• **Problem details**:
Pull out every line from the listing that has the word "matplotlib".

— START OF Data lines —

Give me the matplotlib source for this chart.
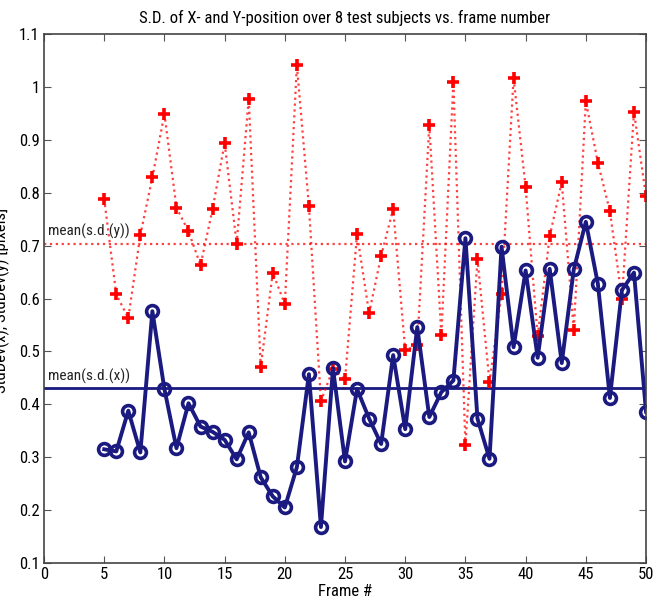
"""
S.D. of X- and Y-position over 8 test subjects vs. frame number.
MATLAB-style line plot: red dotted '+' for y, navy solid 'o' for x.
"""
import matplotlib
matplotlib.use("Agg")
import matplotlib.pyplot as plt
from matplotlib import font_manager
from matplotlib.ticker import FormatStrFormatter

# ---- Data ----
frames = list(range(5, 51))

sd_y = [0.788, 0.608, 0.563, 0.720, 0.829, 0.949, 0.772, 0.727, 0.663, 0.769,
        0.894, 0.704, 0.978, 0.471, 0.649, 0.589, 1.041, 0.775, 0.406, 0.467,
        0.447, 0.722, 0.572, 0.681, 0.769, 0.502, 0.512, 0.928, 0.531, 1.009,
        0.323, 0.675, 0.442, 0.609, 1.017, 0.810, 0.529, 0.718, 0.820, 0.540,
        0.973, 0.857, 0.765, 0.600, 0.953, 0.793]

sd_x = [0.315, 0.311, 0.388, 0.309, 0.576, 0.429, 0.317, 0.402, 0.358, 0.348,
        0.333, 0.296, 0.347, 0.262, 0.226, 0.205, 0.281, 0.457, 0.168, 0.468,
        0.292, 0.429, 0.373, 0.325, 0.493, 0.353, 0.546, 0.376, 0.423, 0.445,
        0.714, 0.373, 0.297, 0.698, 0.508, 0.653, 0.488, 0.656, 0.478, 0.655,
        0.745, 0.628, 0.412, 0.616, 0.649, 0.386]

mean_y = 0.704
mean_x = 0.430

# ---- Style ----
RED = "#ff0000"
NAVY = "#1a1a80"


def pick_font():
    """Prefer a condensed sans (closer to the MATLAB export look)."""
    names = {f.name for f in font_manager.fontManager.ttflist}
    for cand in ["Liberation Sans Narrow", "DejaVu Sans Condensed",
                 "Roboto Condensed", "Open Sans Condensed"]:
        if cand in names:
            return cand, None
    # fall back: Roboto / Liberation Sans with condensed stretch if present
    for f in font_manager.fontManager.ttflist:
        if "Condensed" in f.fname or "Narrow" in f.fname:
            return f.name, f.stretch
    return "Liberation Sans", None


def main():
    fam, stretch = pick_font()
    plt.rcParams["font.family"] = [fam, "DejaVu Sans"]
    if stretch is not None:
        plt.rcParams["font.stretch"] = stretch

    fig = plt.figure(figsize=(6.54, 6.01), dpi=100)
    ax = fig.add_axes([0.0673, 0.0632, 0.9205, 0.8802])

    # mean lines (full width)
    ax.plot([0, 50], [mean_y, mean_y], linestyle=":", color=RED,
            linewidth=1.6, alpha=0.75)
    ax.plot([0, 50], [mean_x, mean_x], linestyle="-", color=NAVY,
            linewidth=2.0)

    # series
    ax.plot(frames, sd_y, linestyle=":", color=RED, linewidth=1.6,
            alpha=0.75)
    ax.plot(frames, sd_y, linestyle="none", marker="+", color=RED,
            markersize=9, markeredgewidth=2.6)
    ax.plot(frames, sd_x, linestyle="-", color=NAVY, linewidth=2.8,
            marker="o", markersize=8.5, markerfacecolor="none",
            markeredgewidth=2.6, markeredgecolor=NAVY)

    ax.text(0.3, mean_y + 0.008, "mean(s.d.(y))", fontsize=11,
            color="#222222", va="bottom", ha="left")
    ax.text(0.3, mean_x + 0.008, "mean(s.d.(x))", fontsize=11,
            color="#222222", va="bottom", ha="left")

    ax.set_xlim(0, 50)
    ax.set_ylim(0.1, 1.1)
    ax.set_xticks(range(0, 51, 5))
    ax.set_yticks([0.1 * i for i in range(1, 12)])
    ax.yaxis.set_major_formatter(FormatStrFormatter("%g"))
    ax.tick_params(direction="in", top=True, right=True, length=5,
                   width=0.8, color="#555555", labelsize=12, pad=3)
    for sp in ax.spines.values():
        sp.set_linewidth(1.2)
        sp.set_color("#444444")

    ax.set_title("S.D. of X- and Y-position over 8 test subjects vs. frame number",
                 fontsize=12, pad=8)
    ax.set_xlabel("Frame #", fontsize=12, labelpad=1)

    # y label sits half off the left edge, as in the original export
    fig.text(0.0, 0.5, "StdDev(x), StdDev(y) [pixels]", rotation=90,
             ha="center", va="center", fontsize=12)

    fig.savefig("out.png", dpi=100, facecolor="white")
    plt.close(fig)


if __name__ == "__main__":
    main()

— END OF Data lines —

• **Written solution**:
Give me the matplotlib source for this chart.
import matplotlib
matplotlib.use("Agg")
import matplotlib.pyplot as plt
from matplotlib import font_manager
from matplotlib.ticker import FormatStrFormatter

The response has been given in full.